▶ SET EXERCISE: Only the pictures are omitted; repeat all other data exactly.

▶ DATASET EXTRACT:
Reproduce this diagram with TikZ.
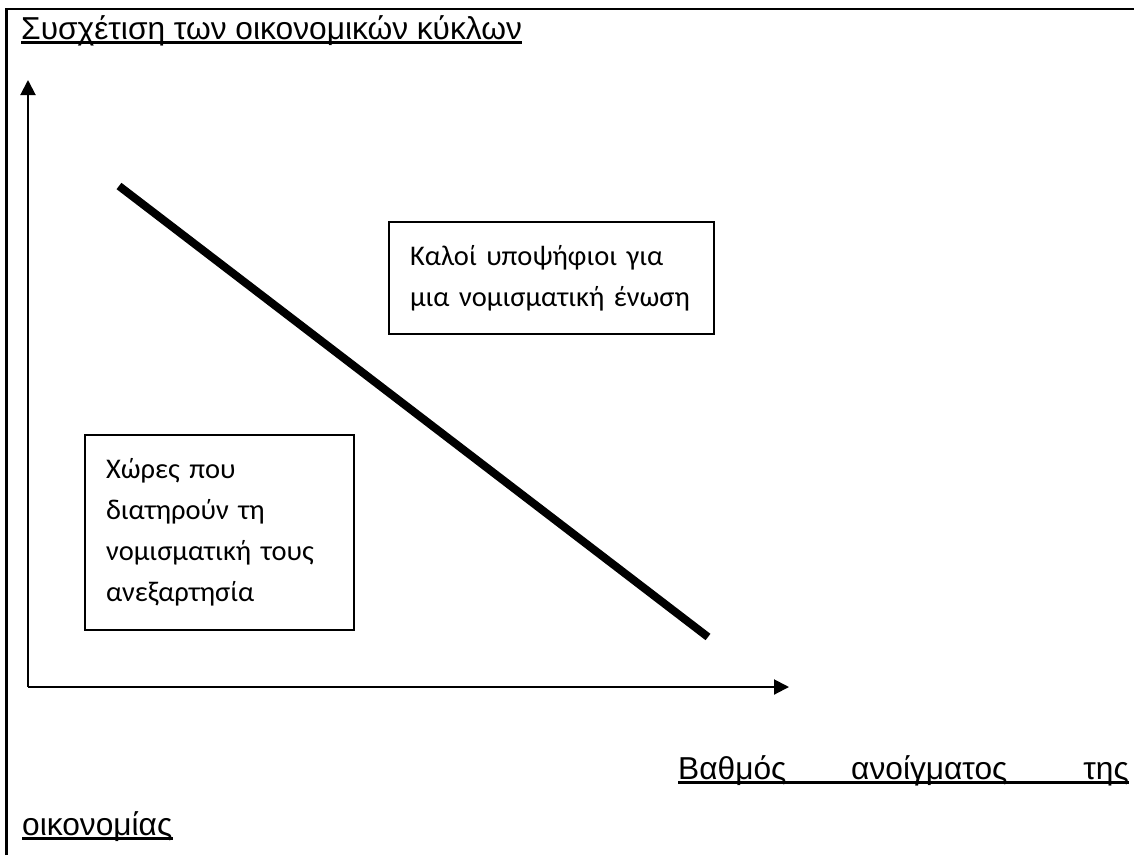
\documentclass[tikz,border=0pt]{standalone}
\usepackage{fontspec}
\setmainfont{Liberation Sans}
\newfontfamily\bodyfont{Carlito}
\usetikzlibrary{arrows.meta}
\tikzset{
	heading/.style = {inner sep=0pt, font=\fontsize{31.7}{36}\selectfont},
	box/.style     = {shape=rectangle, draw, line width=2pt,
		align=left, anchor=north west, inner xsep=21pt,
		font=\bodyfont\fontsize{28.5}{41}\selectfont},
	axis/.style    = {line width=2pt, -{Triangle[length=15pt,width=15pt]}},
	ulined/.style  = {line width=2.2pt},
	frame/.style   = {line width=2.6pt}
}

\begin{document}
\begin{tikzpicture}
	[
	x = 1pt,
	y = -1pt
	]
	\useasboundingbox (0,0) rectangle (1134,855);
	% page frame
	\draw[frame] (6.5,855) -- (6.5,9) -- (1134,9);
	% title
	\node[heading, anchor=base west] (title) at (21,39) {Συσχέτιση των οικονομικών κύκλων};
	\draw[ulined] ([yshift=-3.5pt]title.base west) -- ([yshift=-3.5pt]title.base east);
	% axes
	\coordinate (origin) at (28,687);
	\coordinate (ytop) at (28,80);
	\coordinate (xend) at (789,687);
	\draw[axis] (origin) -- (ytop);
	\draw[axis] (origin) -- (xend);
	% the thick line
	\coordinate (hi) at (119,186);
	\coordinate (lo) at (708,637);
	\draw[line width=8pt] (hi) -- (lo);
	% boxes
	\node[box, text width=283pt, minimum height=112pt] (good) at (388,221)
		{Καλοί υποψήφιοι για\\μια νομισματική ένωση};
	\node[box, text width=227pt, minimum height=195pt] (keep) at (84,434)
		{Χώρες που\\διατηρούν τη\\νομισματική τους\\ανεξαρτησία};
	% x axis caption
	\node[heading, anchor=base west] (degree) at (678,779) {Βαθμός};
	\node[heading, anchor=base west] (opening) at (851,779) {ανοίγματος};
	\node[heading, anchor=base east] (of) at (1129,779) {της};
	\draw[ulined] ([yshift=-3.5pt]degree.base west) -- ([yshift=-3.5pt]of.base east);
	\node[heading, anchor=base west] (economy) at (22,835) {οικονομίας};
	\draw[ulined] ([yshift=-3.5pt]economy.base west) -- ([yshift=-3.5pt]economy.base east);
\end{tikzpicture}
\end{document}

▶ OUTPUT FOR THIS EXERCISE:
Reproduce this diagram with TikZ.
\documentclass[tikz,border=0pt]{standalone}
\usepackage{fontspec}
\setmainfont{Liberation Sans}
\newfontfamily\bodyfont{Carlito}
\usetikzlibrary{arrows.meta}
\tikzset{
	heading/.style = {inner sep=0pt, font=\fontsize{31.7}{36}\selectfont},
	box/.style     = {shape=rectangle, draw, line width=2pt,
		align=left, anchor=north west, inner xsep=21pt,
		font=\bodyfont\fontsize{28.5}{41}\selectfont},
	axis/.style    = {line width=2pt, -{Triangle[length=15pt,width=15pt]}},
	ulined/.style  = {line width=2.2pt},
	frame/.style   = {line width=2.6pt}
}

\begin{document}
\begin{tikzpicture}
	[
	x = 1pt,
	y = -1pt
	]
	\useasboundingbox (0,0) rectangle (1134,855);
	% page frame
	\draw[frame] (6.5,855) -- (6.5,9) -- (1134,9);
	% title
	\node[heading, anchor=base west] (title) at (21,39) {Συσχέτιση των οικονομικών κύκλων};
	\draw[ulined] ([yshift=-3.5pt]title.base west) -- ([yshift=-3.5pt]title.base east);
	% axes
	\coordinate (origin) at (28,687);
	\coordinate (ytop) at (28,80);
	\coordinate (xend) at (789,687);
	\draw[axis] (origin) -- (ytop);
	\draw[axis] (origin) -- (xend);
	% the thick line
	\coordinate (hi) at (119,186);
	\coordinate (lo) at (708,637);
	\draw[line width=8pt] (hi) -- (lo);
	% boxes
	\node[box, text width=283pt, minimum height=112pt] (good) at (388,221)
		{Καλοί υποψήφιοι για\\μια νομισματική ένωση};
	\node[box, text width=227pt, minimum height=195pt] (keep) at (84,434)
		{Χώρες που\\διατηρούν τη\\νομισματική τους\\ανεξαρτησία};
	% x axis caption
	\node[heading, anchor=base west] (degree) at (678,779) {Βαθμός};
	\node[heading, anchor=base west] (opening) at (851,779) {ανοίγματος};
	\node[heading, anchor=base east] (of) at (1129,779) {της};
	\draw[ulined] ([yshift=-3.5pt]degree.base west) -- ([yshift=-3.5pt]of.base east);
	\node[heading, anchor=base west] (economy) at (22,835) {οικονομίας};
	\draw[ulined] ([yshift=-3.5pt]economy.base west) -- ([yshift=-3.5pt]economy.base east);
\end{tikzpicture}
\end{document}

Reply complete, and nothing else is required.